Return the lines below exactly, from the first line to the line that contains "const rateTicks = [1.1, 1.15, 1.2, 1.25, 1.3, 1.35, 1.4, 1.45];". Leave out pictures.

>>>>

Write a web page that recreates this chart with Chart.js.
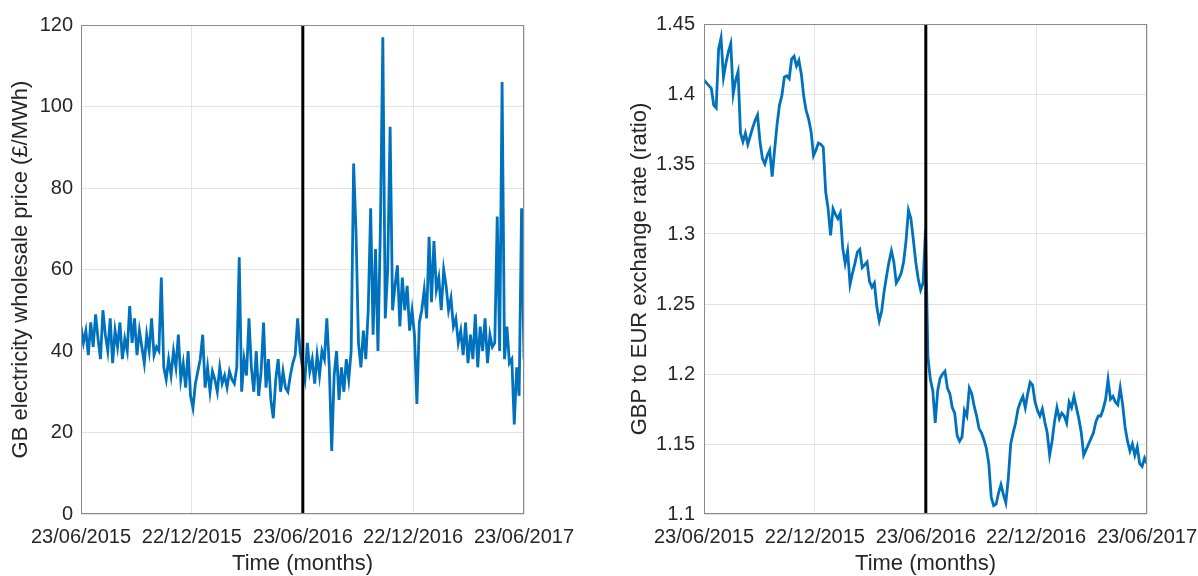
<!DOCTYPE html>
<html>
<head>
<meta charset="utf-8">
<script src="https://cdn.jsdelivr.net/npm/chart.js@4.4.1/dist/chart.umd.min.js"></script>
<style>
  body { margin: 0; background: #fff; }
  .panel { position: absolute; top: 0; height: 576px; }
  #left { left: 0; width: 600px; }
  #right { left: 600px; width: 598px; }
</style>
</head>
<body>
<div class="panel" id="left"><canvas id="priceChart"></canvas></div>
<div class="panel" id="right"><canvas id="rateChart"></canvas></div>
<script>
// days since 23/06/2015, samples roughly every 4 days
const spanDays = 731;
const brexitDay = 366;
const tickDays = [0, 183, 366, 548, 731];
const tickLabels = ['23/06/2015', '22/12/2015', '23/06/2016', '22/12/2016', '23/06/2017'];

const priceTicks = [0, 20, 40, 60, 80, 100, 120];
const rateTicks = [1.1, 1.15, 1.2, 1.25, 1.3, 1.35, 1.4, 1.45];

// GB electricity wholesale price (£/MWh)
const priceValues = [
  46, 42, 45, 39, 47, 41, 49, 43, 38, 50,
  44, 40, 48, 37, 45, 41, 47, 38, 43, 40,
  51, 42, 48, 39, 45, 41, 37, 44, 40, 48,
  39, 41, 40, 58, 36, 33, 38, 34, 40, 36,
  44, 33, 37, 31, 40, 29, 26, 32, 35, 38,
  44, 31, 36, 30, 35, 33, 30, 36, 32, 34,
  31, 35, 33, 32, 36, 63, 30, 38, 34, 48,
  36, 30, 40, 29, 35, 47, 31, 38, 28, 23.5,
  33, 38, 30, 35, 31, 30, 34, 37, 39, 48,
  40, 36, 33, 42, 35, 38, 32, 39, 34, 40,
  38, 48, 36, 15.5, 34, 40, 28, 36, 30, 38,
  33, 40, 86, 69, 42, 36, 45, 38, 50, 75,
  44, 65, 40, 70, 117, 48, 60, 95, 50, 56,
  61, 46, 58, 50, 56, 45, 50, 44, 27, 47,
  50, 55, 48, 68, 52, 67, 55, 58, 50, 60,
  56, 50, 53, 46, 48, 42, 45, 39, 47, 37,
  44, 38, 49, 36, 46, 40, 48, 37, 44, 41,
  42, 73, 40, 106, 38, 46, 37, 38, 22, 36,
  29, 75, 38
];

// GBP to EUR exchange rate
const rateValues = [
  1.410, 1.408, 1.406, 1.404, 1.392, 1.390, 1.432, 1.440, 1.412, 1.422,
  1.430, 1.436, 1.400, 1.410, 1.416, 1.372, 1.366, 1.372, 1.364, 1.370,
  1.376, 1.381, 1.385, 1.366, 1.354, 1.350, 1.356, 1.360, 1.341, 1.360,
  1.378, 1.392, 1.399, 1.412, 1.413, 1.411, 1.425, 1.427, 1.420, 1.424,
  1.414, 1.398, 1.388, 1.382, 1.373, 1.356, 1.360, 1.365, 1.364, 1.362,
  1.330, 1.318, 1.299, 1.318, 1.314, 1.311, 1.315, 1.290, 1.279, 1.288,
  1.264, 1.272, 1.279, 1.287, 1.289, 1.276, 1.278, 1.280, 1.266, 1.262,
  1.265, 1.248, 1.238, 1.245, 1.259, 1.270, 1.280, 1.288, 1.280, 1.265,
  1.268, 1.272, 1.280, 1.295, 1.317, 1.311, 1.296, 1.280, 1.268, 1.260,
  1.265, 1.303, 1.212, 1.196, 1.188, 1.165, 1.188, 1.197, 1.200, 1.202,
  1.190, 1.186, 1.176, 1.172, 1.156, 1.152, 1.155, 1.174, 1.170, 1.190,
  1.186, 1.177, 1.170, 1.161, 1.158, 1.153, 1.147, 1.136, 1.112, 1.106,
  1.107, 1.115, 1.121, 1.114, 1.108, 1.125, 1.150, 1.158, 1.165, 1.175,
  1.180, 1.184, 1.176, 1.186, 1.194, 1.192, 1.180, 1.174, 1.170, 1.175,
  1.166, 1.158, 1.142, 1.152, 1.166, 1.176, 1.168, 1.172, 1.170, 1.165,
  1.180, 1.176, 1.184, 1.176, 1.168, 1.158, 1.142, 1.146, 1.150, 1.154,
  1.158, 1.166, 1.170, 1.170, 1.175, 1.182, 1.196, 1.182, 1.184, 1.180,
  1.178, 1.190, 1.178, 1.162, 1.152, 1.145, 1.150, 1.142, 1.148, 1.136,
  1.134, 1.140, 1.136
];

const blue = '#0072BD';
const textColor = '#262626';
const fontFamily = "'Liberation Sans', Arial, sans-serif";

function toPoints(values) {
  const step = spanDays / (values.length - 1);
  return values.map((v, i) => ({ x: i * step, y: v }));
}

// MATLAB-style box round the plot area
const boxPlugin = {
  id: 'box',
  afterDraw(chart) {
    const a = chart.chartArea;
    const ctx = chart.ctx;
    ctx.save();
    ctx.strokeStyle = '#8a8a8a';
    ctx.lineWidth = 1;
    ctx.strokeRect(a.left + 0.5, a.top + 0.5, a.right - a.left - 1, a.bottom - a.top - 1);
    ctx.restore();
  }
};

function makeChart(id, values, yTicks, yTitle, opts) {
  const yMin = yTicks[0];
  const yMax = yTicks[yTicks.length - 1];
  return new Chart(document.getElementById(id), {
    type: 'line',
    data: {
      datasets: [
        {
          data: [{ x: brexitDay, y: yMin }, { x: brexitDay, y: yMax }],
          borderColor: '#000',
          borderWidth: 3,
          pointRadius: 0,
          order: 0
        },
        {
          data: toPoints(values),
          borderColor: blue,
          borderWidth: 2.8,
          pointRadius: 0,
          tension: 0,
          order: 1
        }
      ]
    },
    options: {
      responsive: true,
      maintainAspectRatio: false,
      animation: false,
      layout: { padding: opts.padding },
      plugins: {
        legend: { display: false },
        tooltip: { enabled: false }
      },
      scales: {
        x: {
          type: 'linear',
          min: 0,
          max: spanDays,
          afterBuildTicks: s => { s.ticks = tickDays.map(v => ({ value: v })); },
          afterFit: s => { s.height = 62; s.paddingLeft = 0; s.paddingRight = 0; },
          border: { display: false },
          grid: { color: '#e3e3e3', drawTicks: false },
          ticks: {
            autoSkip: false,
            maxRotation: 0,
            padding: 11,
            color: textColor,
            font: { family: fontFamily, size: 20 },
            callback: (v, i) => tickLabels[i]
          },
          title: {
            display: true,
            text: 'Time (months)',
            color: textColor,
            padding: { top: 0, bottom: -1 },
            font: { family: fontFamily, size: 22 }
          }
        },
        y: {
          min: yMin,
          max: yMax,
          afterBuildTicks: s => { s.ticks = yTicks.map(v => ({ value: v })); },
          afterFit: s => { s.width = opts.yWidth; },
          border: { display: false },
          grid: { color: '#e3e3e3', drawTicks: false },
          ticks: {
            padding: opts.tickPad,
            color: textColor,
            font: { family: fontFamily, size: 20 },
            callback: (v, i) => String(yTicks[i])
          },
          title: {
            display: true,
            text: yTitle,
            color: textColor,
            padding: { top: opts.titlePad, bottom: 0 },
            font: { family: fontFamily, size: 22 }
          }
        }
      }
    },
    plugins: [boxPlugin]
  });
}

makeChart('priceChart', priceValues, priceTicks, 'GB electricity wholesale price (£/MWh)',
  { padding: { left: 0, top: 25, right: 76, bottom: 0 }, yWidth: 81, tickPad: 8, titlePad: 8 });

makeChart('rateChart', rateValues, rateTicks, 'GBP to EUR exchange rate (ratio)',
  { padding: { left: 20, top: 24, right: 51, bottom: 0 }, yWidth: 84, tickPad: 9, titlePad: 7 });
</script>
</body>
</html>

<<<<

- [Correct answer]
Write a web page that recreates this chart with Chart.js.
<!DOCTYPE html>
<html>
<head>
<meta charset="utf-8">
<script src="https://cdn.jsdelivr.net/npm/chart.js@4.4.1/dist/chart.umd.min.js"></script>
<style>
  body { margin: 0; background: #fff; }
  .panel { position: absolute; top: 0; height: 576px; }
  #left { left: 0; width: 600px; }
  #right { left: 600px; width: 598px; }
</style>
</head>
<body>
<div class="panel" id="left"><canvas id="priceChart"></canvas></div>
<div class="panel" id="right"><canvas id="rateChart"></canvas></div>
<script>
// days since 23/06/2015, samples roughly every 4 days
const spanDays = 731;
const brexitDay = 366;
const tickDays = [0, 183, 366, 548, 731];
const tickLabels = ['23/06/2015', '22/12/2015', '23/06/2016', '22/12/2016', '23/06/2017'];

const priceTicks = [0, 20, 40, 60, 80, 100, 120];
const rateTicks = [1.1, 1.15, 1.2, 1.25, 1.3, 1.35, 1.4, 1.45];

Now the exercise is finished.